YOUR TASK
Search the data for the word "this". Reproduce every line where it is found.
--- Begin INFORMATION PROVIDED ---
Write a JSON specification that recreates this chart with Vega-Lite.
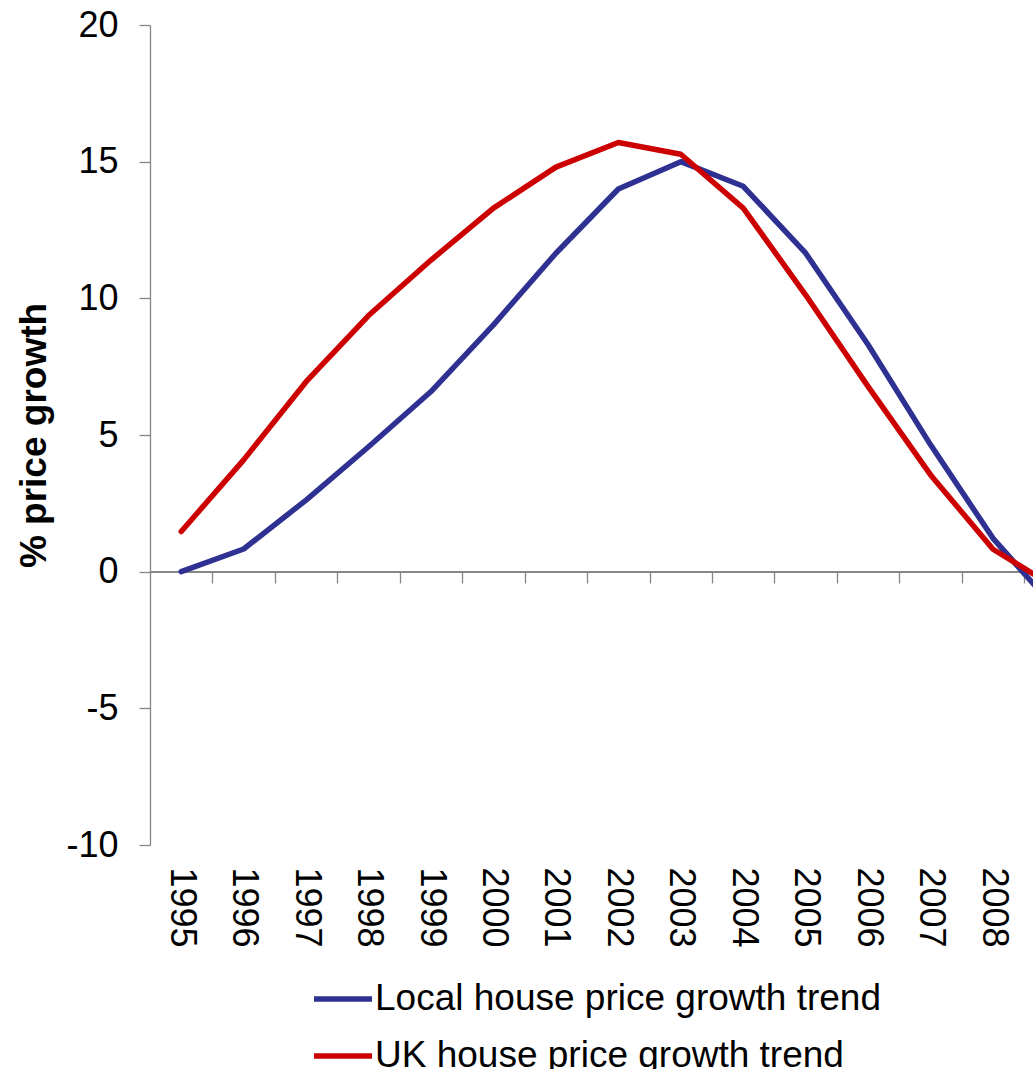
{
  "$schema": "https://vega.github.io/schema/vega-lite/v6.json",
  "width": 883,
  "height": 820,
  "autosize": "none",
  "padding": {"left": 150, "top": 25, "right": 0, "bottom": 224},
  "background": "white",
  "config": {
    "view": {"stroke": null},
    "font": "Liberation Sans",
    "axis": {"grid": false, "domainColor": "#868686", "tickColor": "#868686", "labelColor": "black", "labelFont": "Liberation Sans", "titleFont": "Liberation Sans"}
  },
  "data": {"values": [
    {"year": 1995, "series": "Local house price growth trend", "value": 0.0},
    {"year": 1996, "series": "Local house price growth trend", "value": 0.83},
    {"year": 1997, "series": "Local house price growth trend", "value": 2.62},
    {"year": 1998, "series": "Local house price growth trend", "value": 4.57},
    {"year": 1999, "series": "Local house price growth trend", "value": 6.59},
    {"year": 2000, "series": "Local house price growth trend", "value": 9.03},
    {"year": 2001, "series": "Local house price growth trend", "value": 11.65},
    {"year": 2002, "series": "Local house price growth trend", "value": 14.0},
    {"year": 2003, "series": "Local house price growth trend", "value": 15.0},
    {"year": 2004, "series": "Local house price growth trend", "value": 14.1},
    {"year": 2005, "series": "Local house price growth trend", "value": 11.65},
    {"year": 2006, "series": "Local house price growth trend", "value": 8.3},
    {"year": 2007, "series": "Local house price growth trend", "value": 4.64},
    {"year": 2008, "series": "Local house price growth trend", "value": 1.22},
    {"year": 2009, "series": "Local house price growth trend", "value": -1.36},
    {"year": 1995, "series": "UK house price growth trend", "value": 1.47},
    {"year": 1996, "series": "UK house price growth trend", "value": 4.09},
    {"year": 1997, "series": "UK house price growth trend", "value": 6.95},
    {"year": 1998, "series": "UK house price growth trend", "value": 9.37},
    {"year": 1999, "series": "UK house price growth trend", "value": 11.4},
    {"year": 2000, "series": "UK house price growth trend", "value": 13.3},
    {"year": 2001, "series": "UK house price growth trend", "value": 14.8},
    {"year": 2002, "series": "UK house price growth trend", "value": 15.7},
    {"year": 2003, "series": "UK house price growth trend", "value": 15.27},
    {"year": 2004, "series": "UK house price growth trend", "value": 13.3},
    {"year": 2005, "series": "UK house price growth trend", "value": 10.12},
    {"year": 2006, "series": "UK house price growth trend", "value": 6.77},
    {"year": 2007, "series": "UK house price growth trend", "value": 3.54},
    {"year": 2008, "series": "UK house price growth trend", "value": 0.82},
    {"year": 2009, "series": "UK house price growth trend", "value": -0.58}
  ]},
  "layer": [
    {
      "mark": {"type": "rule", "color": "#868686", "strokeWidth": 1.3},
      "encoding": {
        "y": {"datum": 0, "type": "quantitative"},
        "x": {"datum": 1994.5, "type": "quantitative",
          "axis": {"values": [1995.5, 1996.5, 1997.5, 1998.5, 1999.5, 2000.5, 2001.5, 2002.5, 2003.5, 2004.5, 2005.5, 2006.5, 2007.5, 2008.5], "labels": false, "domain": false, "ticks": true, "tickSize": 11, "tickWidth": 1.3, "offset": -273, "title": null, "orient": "bottom"}},
        "x2": {"datum": 2008.64}
      }
    },
    {
      "mark": {"type": "line", "strokeWidth": 5.5, "clip": true, "strokeCap": "round", "strokeJoin": "round"},
      "encoding": {
        "x": {"field": "year", "type": "quantitative",
          "scale": {"domain": [1994.5, 2008.64], "nice": false, "zero": false},
          "axis": {"values": [1995, 1996, 1997, 1998, 1999, 2000, 2001, 2002, 2003, 2004, 2005, 2006, 2007, 2008], "format": "d", "labelAngle": 90, "labelFontSize": 36, "labelPadding": 22, "ticks": false, "tickSize": 0, "domain": false, "labelFlush": false, "labelOverlap": false, "labelBound": false, "title": null, "orient": "bottom"}},
        "y": {"field": "value", "type": "quantitative",
          "scale": {"domain": [-10, 20], "nice": false},
          "axis": {"values": [-10, -5, 0, 5, 10, 15, 20], "labelExpr": "'' + datum.value", "labelFontSize": 36, "tickSize": 11, "tickWidth": 1.3, "domainWidth": 1.3, "labelPadding": 21, "title": "% price growth", "titleFontSize": 37, "titleFontWeight": "bold", "titleColor": "black", "titlePadding": 12}},
        "color": {"field": "series", "type": "nominal",
          "scale": {"domain": ["Local house price growth trend", "UK house price growth trend"], "range": ["#2E3192", "#CC0000"]},
          "legend": {"orient": "none", "legendX": 161, "legendY": 942, "direction": "vertical", "title": null, "symbolType": "stroke", "symbolSize": 3364, "symbolStrokeWidth": 5.5, "labelFontSize": 37, "labelColor": "black", "labelOffset": 0, "padding": 0, "rowPadding": 7, "labelLimit": 0}
        }
      }
    }
  ],
  "resolve": {"axis": {"x": "independent"}}
}
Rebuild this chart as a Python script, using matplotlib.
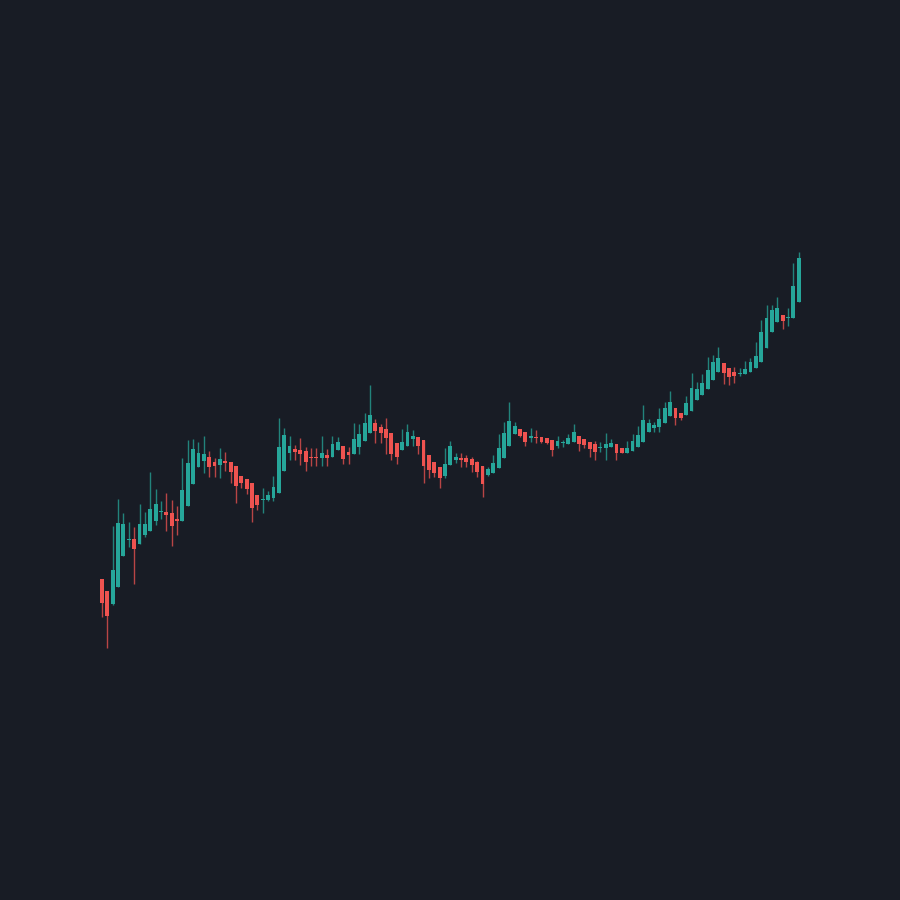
import numpy as np
import matplotlib.pyplot as plt

# свечи: open, high, low, close (условные единицы цены)
opens = [321, 309, 296, 313, 344, 360, 361, 356, 365, 369, 379, 388, 388, 387, 381, 379, 394, 416, 433, 439,
         443, 438, 435, 439, 438, 434, 424, 421, 417, 405, 400, 400, 402, 407, 429, 447, 451, 450, 449, 443,
         443, 442, 445, 443, 450, 454, 448, 446, 453, 459, 467, 477, 473, 471, 467, 457, 450, 454, 461, 463,
         460, 445, 438, 433, 424, 435, 440, 442, 442, 441, 438, 434, 425, 427, 432, 442, 454, 466, 471, 468,
         462, 463, 463, 462, 460, 454, 457.5, 456, 458, 464, 461, 458, 456, 452.5, 452, 453, 456, 452, 447, 449,
         453, 458, 468, 472, 473, 477, 484, 492, 487, 485, 489, 500, 505, 511, 520, 528, 537, 532, 528, 526.5,
         526, 528, 532, 538, 552, 568, 578, 585, 582.5, 582, 598]
highs = [321, 309, 374, 401, 387, 378, 373, 396, 388, 428, 411, 399, 407, 400, 394, 442, 460, 461, 458, 464,
         449, 442, 452, 448, 438, 434, 424, 421, 417, 405, 412, 409, 424, 482, 472, 464, 455, 462, 453, 452,
         452, 464, 451, 464, 463, 454, 453, 477, 476, 487, 515, 481, 476, 482, 467, 457, 471, 476, 470, 463,
         460, 445, 438, 433, 452, 459, 447, 447, 445, 443, 439, 434, 433, 445, 466, 478, 498, 478, 471, 468,
         472, 470, 463, 462, 460, 464, 460, 466, 476, 464, 461, 458, 459, 458, 467, 461, 456, 452, 459, 466,
         474, 495, 481, 478, 492, 498, 509, 492, 487, 504, 527, 518, 526, 543, 545, 553, 537, 532, 533, 532,
         539, 542, 558, 580, 595, 595, 603, 585, 592, 637, 648]
lows = [283, 252, 295, 313, 344, 353, 316, 356, 363, 369, 375, 381, 369, 354, 365, 379, 394, 416, 433, 427,
        423, 423, 422, 429, 417, 397, 412, 406, 378, 390, 387, 399, 399, 407, 429, 440, 440, 435, 429, 434,
        434, 434, 434, 443, 450, 436, 436, 446, 446, 459, 467, 457, 457, 446, 440, 436, 450, 454, 454, 446,
        417, 422, 423, 412, 422, 435, 437, 433, 433, 428, 423, 403, 424, 427, 432, 442, 454, 466, 463, 454,
        458, 457, 457, 456, 444, 452, 453, 456, 458, 449, 452, 443, 440, 448, 440, 453, 440, 447, 447, 449,
        453, 458, 468, 468, 468, 477, 484, 475, 480, 485, 489, 500, 505, 511, 520, 528, 516, 515, 517, 524,
        526, 528, 532, 538, 552, 568, 578, 571, 574, 582, 598]
closes = [297, 284, 330, 377, 376, 361, 351, 376, 376, 391, 396, 389, 385, 374, 379, 410, 437, 451, 447, 446,
          433, 434, 441, 437, 428, 414, 417, 411, 392, 395, 401, 405, 413, 453, 465, 454, 448, 446, 438, 442.5,
          442, 447, 442, 456, 458, 441, 445, 461, 466, 477, 485, 469, 467, 462, 446, 443, 458, 468, 464, 454,
          434, 430, 427, 422, 436, 454, 443, 440, 438, 435, 428, 416, 431, 437, 452, 467, 479, 474, 464, 458,
          464, 462.5, 458, 457, 450, 459, 458, 462, 468, 456, 455, 451, 448, 453, 456, 457, 447, 447, 452, 459,
          465, 480, 477, 475, 481, 492, 498, 482, 482, 497, 512, 511, 517, 530, 538, 542, 527, 523, 524, 527,
          531, 538, 544, 568, 582, 590, 592, 579, 583, 614, 642]

up_color = '#26a69a'
down_color = '#ef5350'
bg_color = '#181c25'

o = np.array(opens)
h = np.array(highs)
l = np.array(lows)
c = np.array(closes)
idx = np.arange(len(o))
colors = np.where(c >= o, up_color, down_color)

fig = plt.figure(figsize=(9, 9), dpi=100, facecolor=bg_color)
ax = fig.add_axes([0, 0, 1, 1], facecolor=bg_color)

# фитили
ax.vlines(idx, l, h, colors=colors, linewidth=1, alpha=0.75)

# тела свечей
body_bottom = np.minimum(o, c)
body_height = np.maximum(np.abs(c - o), 1.0)
ax.bar(idx, body_height, bottom=body_bottom, width=0.72, color=colors, linewidth=0)

ax.set_xlim(-19.03, 148.9)
ax.set_ylim(0, 900)
ax.axis('off')

plt.savefig('out.png', dpi=100, facecolor=bg_color)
--- End INFORMATION PROVIDED ---
CORRECT ANSWER
Write a JSON specification that recreates this chart with Vega-Lite.
Rebuild this chart as a Python script, using matplotlib.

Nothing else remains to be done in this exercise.